Azure Stream Analytics has been designed to enable users to create jobs that can run 24×7, ingesting and processing continuous stream of events. Microsoft guarantees 99.9% availability for Azure Stream Analytics. Further, to analyze the root cause if and when an error occurs, Azure Stream Analytics comes integrated with performance metrics, logs, job states etc. These can be accessed via the Azure Monitor Service.
Let’s have a look at the two most important metrics that need to be monitored in Azure Stream Analytics:
Job State: The most important metric to monitor is the status of the Azure Stream Analytics job. We have discussed Azure Stream Analytics job states in a previous post. A job which is not in a running state, cannot generate logs or metrics. A job can be in degraded mode for a while and can recover automatically after a while. But the job state to watch out for is the failed state. A job can enter failed state due to various reasons such as runtime errors including running out of SUs (out of resources).

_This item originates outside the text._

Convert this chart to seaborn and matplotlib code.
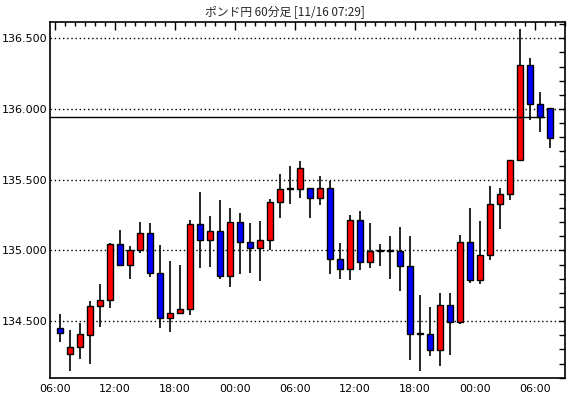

Watermark Delay: This metric is a measure of lag between the event arrival and event processing in the processing pipeline i.e. how many seconds of delay is being introduced due to things such as processing logic. The more complex the processing logic, the bigger the lag. Ideally, watermark delay should be stable once the job is in running state. An increasing trend indicates issues in the processing pipeline. To address issues with watermark delay, the processing logic for the Azure Stream Analytics job should be analyzed and refactored if required.